Regular Expression Matching with Memristor TCAMs

Abstract

Regular expression (RegEx)matching is a key function in network security, where matching of packet data against known malicious signatures filters and alerts against active network intrusions. RegExs are widely used in open source and commercial network security systems as they easily and concisely represent complex patterns like those malicious signatures. However, the latency and power required to perform RegEx matching is incredibly high and approaches to this problem struggle to achieve > 1 Gbps on real-world rulesets while internet wirespeeds continue to increase > 100 Gbps. We propose performing RegEx matching using memristor-based ternary content addressable memories (mTCAMs)with compressed finite automata (CFA)to meet this challenge. In this work, we show fabrication of mTCAM circuits with excellent device properties from 100nm to 20nm device sizes and validate mTCAM operation.
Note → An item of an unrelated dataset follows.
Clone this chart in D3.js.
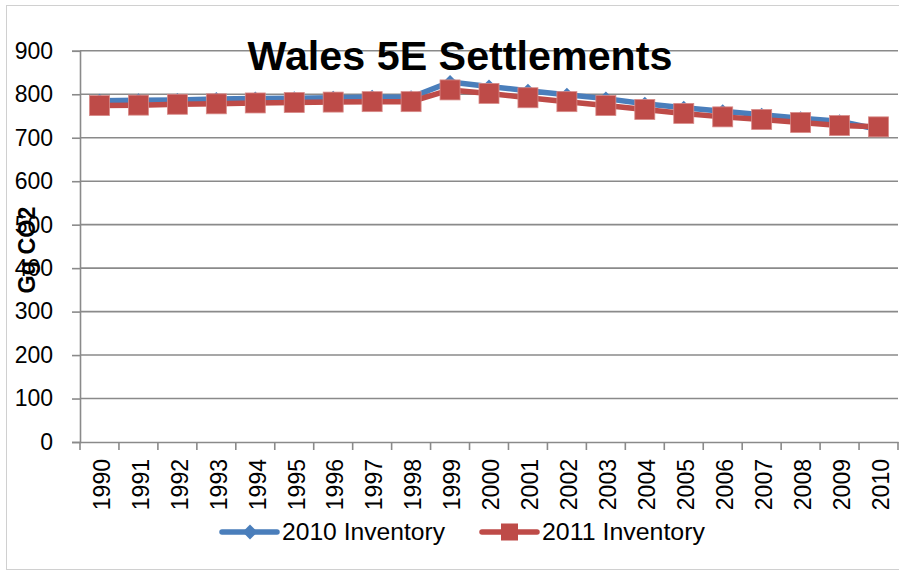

SPICE simulations investigate mTCAM performance at scale and a mTCAM dynamic power model using 16nm mTCAM layout parameters demonstrates 0.173 fJ/bit/search energy for a $36\times 250$ mTCAM array. Using a tiled architecture to implement a Snort ruleset, we estimate performance of our mTCAM approach to be 47.2 Gbps at 1.21W dynamic search power (39 Gbps/W), compared to a state-of-the-art FPGA approach which achieves 3.9 Gbps at 630mW (6.2 Gbps/W). Preliminary error analysis shows the mTCAM approach allows for arbitrarily low false positive/negative rates using minimal and standard state refresh techniques. Dynamic search power is also calculated prior to applying standard TCAM power-reduction techniques capable of lowering power by $\sim\times 10$ , further demonstrating the promise of mTCAM for wirespeed RegEx matching at low power.